Last Thursday on public radio’s Marketplace Morning Report, Bob Moon interviewed billionaire T. Boone Pickens about his highly self-publicized energy plan, which centers on using wind power to replace a portion of the natural gas used to create electricity, and then using that replaced natural gas to power cars. As it happens, Pickens has invested in a big way in windmills and is extremely well placed to profit from an increase in the use of natural gas-powered vehicles. But the part that bothers me most isn’t the fact that a billionaire is running a propaganda campaign in an effort to rig the regulatory structure to force consumers to buy what he sells — though that bothers me plenty. The part that bothers me most is the mixture of toxic nationalism and egregious economic illiteracy in the ads Pickens is airing to plump for his plan. Which brings us back to Moon’s interview with Pickens:

Moon: Let me ask you to respond to something that Will Wilkinson of the Cato Institute said in a commentary on Marketplace the other day. Here’s some of his criticism of you:

Will Wilkinson clip: He’s leaning hard on our worst nationalist impulses. What he’s really saying is, why buy the things you need from dangerous foreigners when you could be paying more to buy them from rock-ribbed Americans, like T. Boone Pickens.

Pickens: It’s more than me. I mean, this is about America. This isn’t about Boone Pickens and whether Pickens’ wind farm makes money or whatever happens to it. But I mean, here with $700 billion going out of the country, and let’s say that we could cut it in half — $350 billion in the United States, can you imagine how that would multiply for jobs here. I’d much rather that gonna $350 billion was being used here than to give some for foreign oil.

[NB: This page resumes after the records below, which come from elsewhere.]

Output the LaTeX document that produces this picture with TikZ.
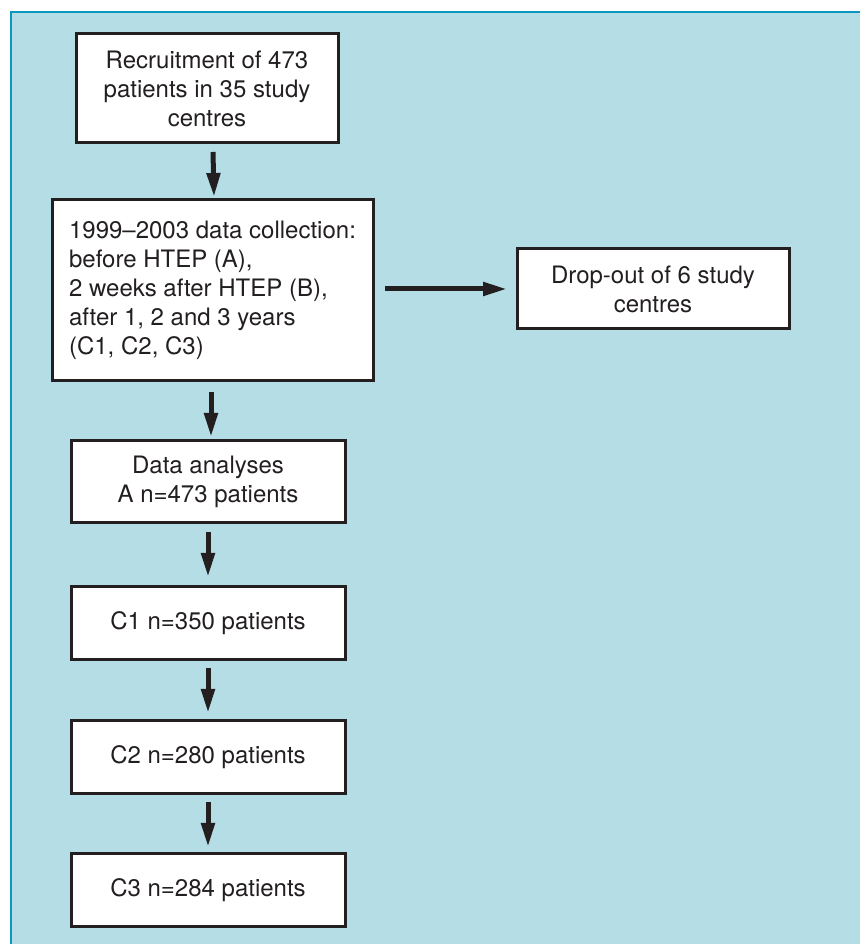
\documentclass[tikz,border=0pt]{standalone}
\usepackage{fontspec}
\setmainfont{TeX Gyre Heros}
\usetikzlibrary{arrows.meta}
\definecolor{bgblue}{HTML}{B5DDE6}
\definecolor{frameteal}{HTML}{0E97BE}
\definecolor{ink}{HTML}{231F20}
\begin{document}
\begin{tikzpicture}[x=1pt,y=1pt,
  box/.style={draw=ink, line width=3pt, fill=white, text=ink, inner sep=0pt, outer sep=0pt,
    align=center, font=\fontsize{24}{29}\selectfont},
  arr/.style={draw=ink, line width=5pt, -{Triangle[length=24pt,width=13pt]}}]
\useasboundingbox (0,0) rectangle (860,944);
\fill[white] (0,0) rectangle (860,944);
\fill[bgblue] (11,0) rectangle (860,932);
\draw[frameteal, line width=2.5pt] (11,0) -- (11,932) -- (860,932);

\node[box, minimum width=262pt, minimum height=109pt] (rec) at (207,855.5)
  {Recruitment of 473\\patients in 35 study\\centres};
\node[box, align=left, minimum width=321pt, minimum height=181pt] (coll) at (212.5,653.5)
  {1999--2003 data collection:\\before HTEP (A),\\2 weeks after HTEP (B),\\after 1, 2 and 3 years\\(C1, C2, C3)};
\node[box, minimum width=272pt, minimum height=80pt] (drop) at (653,655)
  {Drop-out of 6 study\\centres};
\node[box, minimum width=274pt, minimum height=82pt] (ana) at (208,462)
  {Data analyses\\A n=473 patients};
\node[box, minimum width=274pt, minimum height=73pt] (c1) at (208,320.5) {C1 n=350 patients};
\node[box, minimum width=274pt, minimum height=73pt] (c2) at (208,186.5) {C2 n=280 patients};
\node[box, minimum width=274pt, minimum height=73pt] (c3) at (208,53.5) {C3 n=284 patients};

\draw[arr] ([xshift=6pt,yshift=-9pt]rec.south) -- ([xshift=1.5pt,yshift=3pt]coll.north);
\draw[arr] ([xshift=-1.5pt,yshift=-11pt]coll.south) -- ([xshift=3pt,yshift=4pt]ana.north);
\draw[arr] ([xshift=12pt,yshift=1.5pt]coll.east) -- ([xshift=-10pt]drop.west);
\draw[arr] ([yshift=-9pt]ana.south) -- ([yshift=10pt]c1.north);
\draw[arr] ([yshift=-8pt]c1.south) -- ([yshift=8pt]c2.north);
\draw[arr] ([yshift=-8pt]c2.south) -- ([yshift=7pt]c3.north);
\end{tikzpicture}
\end{document}
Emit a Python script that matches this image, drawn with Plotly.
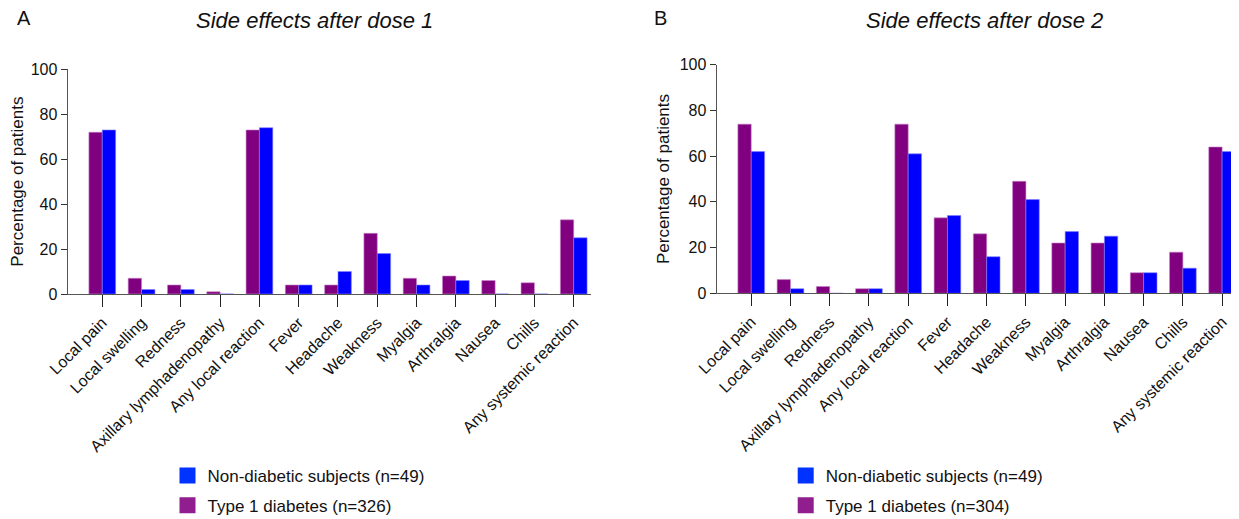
import plotly.graph_objects as go

categories = ["Local pain", "Local swelling", "Redness", "Axillary lymphadenopathy",
              "Any local reaction", "Fever", "Headache", "Weakness", "Myalgia",
              "Arthralgia", "Nausea", "Chills", "Any systemic reaction"]

dose1_t1d = [72, 7, 4, 1, 73, 4, 4, 27, 7, 8, 6, 5, 33]
dose1_nondiab = [73, 2, 2, 0, 74, 4, 10, 18, 4, 6, 0, 0, 25]

dose2_t1d = [74, 6, 3, 2, 74, 33, 26, 49, 22, 22, 9, 18, 64]
dose2_nondiab = [62, 2, 0, 2, 61, 34, 16, 41, 27, 25, 9, 11, 62]

name_nd = "Non-diabetic subjects (n=49)"
name_t1d_1 = "Type 1 diabetes (n=326)"
name_t1d_2 = "Type 1 diabetes (n=304)"

PURPLE = "#800080"
BLUE = "#0000FF"
PURPLE_KEY = "#901E8E"
BLUE_KEY = "#0033FF"
W, H = 1239, 519
OFF = 8  # default page body margin
FONT = "Arial, Liberation Sans, sans-serif"


def px(xp):
    return (xp - OFF) / W


def py(yp):
    return 1 - (yp - OFF) / H


fig = go.Figure()

panels = [
    ("x", "y", "legend", dose1_t1d, dose1_nondiab, name_t1d_1),
    ("x2", "y2", "legend2", dose2_t1d, dose2_nondiab, name_t1d_2),
]
for xa, ya, leg, t1d, nd, t1d_name in panels:
    fig.add_trace(go.Bar(x=categories, y=t1d, name=t1d_name, xaxis=xa, yaxis=ya, showlegend=False,
                         marker=dict(color=PURPLE, line=dict(color="#C784C7", width=0.6))))
    fig.add_trace(go.Bar(x=categories, y=nd, name=name_nd, xaxis=xa, yaxis=ya, showlegend=False,
                         marker=dict(color=BLUE, line=dict(color="#8080FF", width=0.6))))
    # legend keys
    fig.add_trace(go.Scatter(x=[None], y=[None], mode="markers", name=name_nd, xaxis=xa, yaxis=ya,
                             legend=leg, legendgroup=leg + "nd", hoverinfo="skip",
                             marker=dict(symbol="square", size=16, color=BLUE_KEY, line=dict(width=0))))
    fig.add_trace(go.Scatter(x=[None], y=[None], mode="markers", name=t1d_name, xaxis=xa, yaxis=ya,
                             legend=leg, legendgroup=leg + "t1d", hoverinfo="skip",
                             marker=dict(symbol="square", size=16, color=PURPLE_KEY, line=dict(width=0))))

xcommon = dict(type="category", showline=True, linecolor="#555", linewidth=1.3,
               ticks="outside", ticklen=12, tickcolor="#222", tickwidth=1.2,
               tickangle=-45, tickfont=dict(family=FONT, size=16, color="#111"),
               showgrid=False, zeroline=False, automargin=False)
ycommon = dict(range=[0, 100], tickvals=[0, 20, 40, 60, 80, 100], showline=True,
               linecolor="#555", linewidth=1.3, ticks="outside", ticklen=6,
               tickcolor="#333", tickwidth=1.2, tickfont=dict(family=FONT, size=16, color="#111"),
               showgrid=False, zeroline=False, automargin=False,
               title=dict(text="Percentage of patients", font=dict(family=FONT, size=17, color="#111"),
                          standoff=5))

legcommon = dict(orientation="v", traceorder="grouped", font=dict(family=FONT, size=17, color="#111"),
                 bgcolor="rgba(0,0,0,0)", xanchor="left", yanchor="top", tracegroupgap=4.5)

fig.update_layout(
    width=W, height=H, margin=dict(l=0, r=0, t=0, b=0, pad=0, autoexpand=False),
    paper_bgcolor="white", plot_bgcolor="white",
    barmode="group", bargap=0.32, bargroupgap=0.0,
    font=dict(family=FONT, color="#111"),
    xaxis=dict(xcommon, domain=[px(67.7), px(591)], range=[-0.88, 12.44], anchor="y"),
    yaxis=dict(ycommon, domain=[py(294), py(69.3)], anchor="x"),
    xaxis2=dict(xcommon, domain=[px(716.7), px(1239)], range=[-0.88, 12.43], anchor="y2"),
    yaxis2=dict(ycommon, domain=[py(293.3), py(64.7)], anchor="x2"),
    legend=dict(legcommon, x=px(167.5), y=py(458)),
    legend2=dict(legcommon, x=px(785.7), y=py(458)),
    annotations=[
        dict(text="<i>Side effects after dose 1</i>", x=px(314.7), y=py(20.5), xref="paper", yref="paper",
             showarrow=False, xanchor="center", yanchor="middle", font=dict(family=FONT, size=22, color="#111")),
        dict(text="<i>Side effects after dose 2</i>", x=px(984.6), y=py(20.5), xref="paper", yref="paper",
             showarrow=False, xanchor="center", yanchor="middle", font=dict(family=FONT, size=22, color="#111")),
        dict(text="A", x=px(23.7), y=py(18.3), xref="paper", yref="paper", showarrow=False,
             xanchor="center", yanchor="middle", font=dict(family=FONT, size=20, color="#111")),
        dict(text="B", x=px(661), y=py(17.5), xref="paper", yref="paper", showarrow=False,
             xanchor="center", yanchor="middle", font=dict(family=FONT, size=20, color="#111")),
    ],
)

fig.write_html("out.html")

Allow me to point out that Pickens’ reply is nonsense. He continues to insist on characterizing mutually-beneficial exchange across borders as hundreds of billions of American dollars “going out of the country.” But, in a nutshell, the reason Americans bought all this oil from abroad was that they had no way to get more energy bang for their energy buck. Unless the prices of domestic energy sources decline relative to that of foreign oil, shifting domestic consumption to energy from domestically-produced sources will require Americans to pay more for energy–leaving them less for everything else.


This is not a recipe for multiplying jobs. Rather, it would leave less money in the economy to start new businesses and to expand successful ones. This is a recipe to make ordinary American consumers poorer and energy corporations, like the ones Pickens owns, richer. If Pickens was making sense, the implication would be that Americans would be better off if we “in-sourced” everything. T. Boone Pickens, meet David Ricardo.


Either one of the world’s wealthiest men doesn’t understand elementary economics, which clearly tells us that his plan will make Americans poorer, or his plan is not really “about America.”